What is expected:
Using the entries that follow, collect the lines where the word "this" appears.

Excerpted data:
======
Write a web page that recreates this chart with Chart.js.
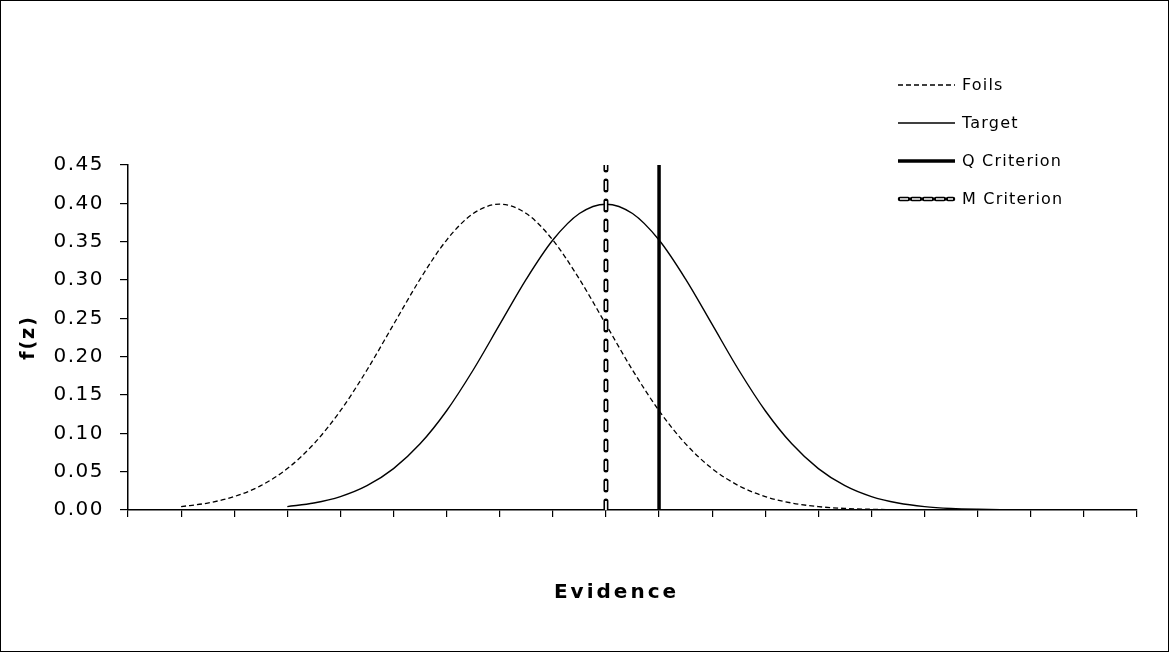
======
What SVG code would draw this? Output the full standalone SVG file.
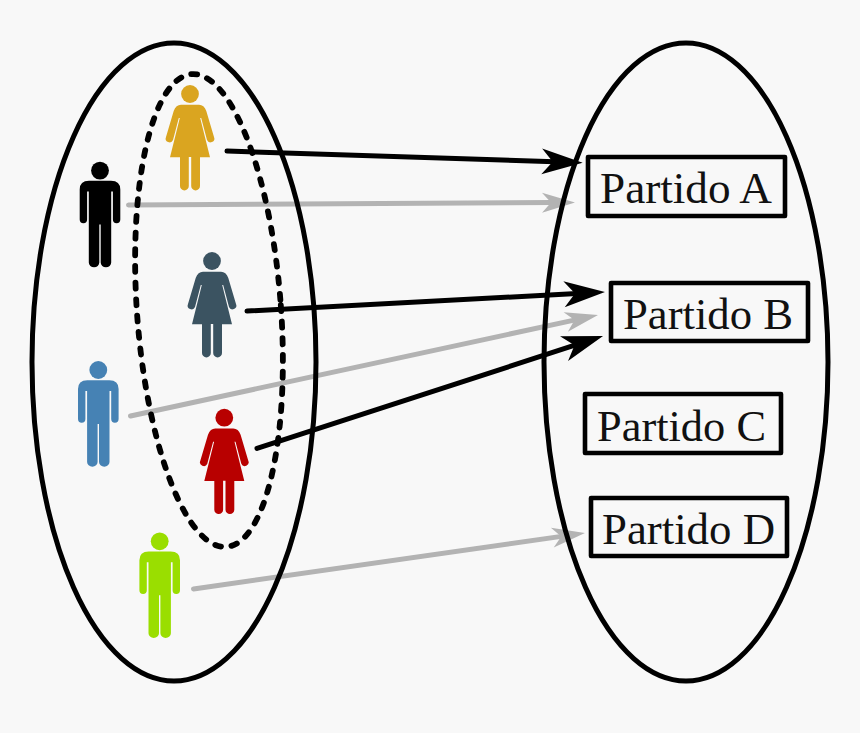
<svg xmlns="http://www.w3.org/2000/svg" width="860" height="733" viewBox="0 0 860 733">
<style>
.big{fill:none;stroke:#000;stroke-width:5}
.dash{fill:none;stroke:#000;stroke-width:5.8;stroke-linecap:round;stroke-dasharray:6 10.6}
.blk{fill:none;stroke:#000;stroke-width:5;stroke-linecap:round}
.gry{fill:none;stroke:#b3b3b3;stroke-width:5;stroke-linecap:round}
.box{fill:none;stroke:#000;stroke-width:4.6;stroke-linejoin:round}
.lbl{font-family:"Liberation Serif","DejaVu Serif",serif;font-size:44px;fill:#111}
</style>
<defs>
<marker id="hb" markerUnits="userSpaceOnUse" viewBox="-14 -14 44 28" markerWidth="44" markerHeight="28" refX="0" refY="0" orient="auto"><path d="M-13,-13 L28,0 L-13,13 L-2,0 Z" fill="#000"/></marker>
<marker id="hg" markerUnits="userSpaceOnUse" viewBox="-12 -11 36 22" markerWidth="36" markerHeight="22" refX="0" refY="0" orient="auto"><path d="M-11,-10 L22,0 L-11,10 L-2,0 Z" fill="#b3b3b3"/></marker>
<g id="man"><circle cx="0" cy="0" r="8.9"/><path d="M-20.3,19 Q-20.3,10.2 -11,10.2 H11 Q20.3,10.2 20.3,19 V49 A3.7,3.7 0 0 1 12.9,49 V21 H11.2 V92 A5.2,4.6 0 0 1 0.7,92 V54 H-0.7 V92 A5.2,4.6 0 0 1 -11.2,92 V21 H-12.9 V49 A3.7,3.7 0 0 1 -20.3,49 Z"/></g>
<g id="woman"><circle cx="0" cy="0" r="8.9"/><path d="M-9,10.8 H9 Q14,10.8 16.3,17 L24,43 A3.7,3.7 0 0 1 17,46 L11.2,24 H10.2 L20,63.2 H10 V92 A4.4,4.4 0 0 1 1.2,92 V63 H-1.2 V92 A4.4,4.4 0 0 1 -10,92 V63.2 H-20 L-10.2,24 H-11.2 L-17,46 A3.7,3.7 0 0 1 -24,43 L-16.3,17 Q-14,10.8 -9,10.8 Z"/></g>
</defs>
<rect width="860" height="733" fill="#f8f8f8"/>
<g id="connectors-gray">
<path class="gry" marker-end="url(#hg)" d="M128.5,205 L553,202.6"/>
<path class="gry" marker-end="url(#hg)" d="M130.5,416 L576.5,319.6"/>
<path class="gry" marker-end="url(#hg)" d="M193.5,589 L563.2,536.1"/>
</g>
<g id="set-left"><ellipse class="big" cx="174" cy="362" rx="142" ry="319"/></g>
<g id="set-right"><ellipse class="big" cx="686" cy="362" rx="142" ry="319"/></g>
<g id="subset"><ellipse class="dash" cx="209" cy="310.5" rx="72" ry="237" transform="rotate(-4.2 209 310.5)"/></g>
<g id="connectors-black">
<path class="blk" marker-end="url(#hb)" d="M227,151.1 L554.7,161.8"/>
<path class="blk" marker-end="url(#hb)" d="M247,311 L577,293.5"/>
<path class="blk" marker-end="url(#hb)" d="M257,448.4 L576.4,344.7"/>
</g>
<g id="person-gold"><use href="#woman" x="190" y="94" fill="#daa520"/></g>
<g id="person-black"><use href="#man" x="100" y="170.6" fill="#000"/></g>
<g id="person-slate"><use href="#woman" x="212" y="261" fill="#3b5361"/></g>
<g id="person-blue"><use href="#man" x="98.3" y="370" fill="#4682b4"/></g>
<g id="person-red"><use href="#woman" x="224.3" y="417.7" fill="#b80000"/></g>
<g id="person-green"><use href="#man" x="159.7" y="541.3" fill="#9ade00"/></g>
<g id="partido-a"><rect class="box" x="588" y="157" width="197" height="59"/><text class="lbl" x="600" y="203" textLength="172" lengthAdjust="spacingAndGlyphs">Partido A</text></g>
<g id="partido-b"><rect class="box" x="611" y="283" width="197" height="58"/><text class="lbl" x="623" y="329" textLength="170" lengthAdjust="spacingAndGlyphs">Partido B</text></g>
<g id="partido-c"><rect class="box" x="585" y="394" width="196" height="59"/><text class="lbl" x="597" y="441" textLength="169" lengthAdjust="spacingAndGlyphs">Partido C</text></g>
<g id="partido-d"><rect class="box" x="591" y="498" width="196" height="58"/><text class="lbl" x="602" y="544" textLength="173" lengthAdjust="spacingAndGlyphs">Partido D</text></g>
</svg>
======
Task answer:
Write a web page that recreates this chart with Chart.js.
What SVG code would draw this? Output the full standalone SVG file.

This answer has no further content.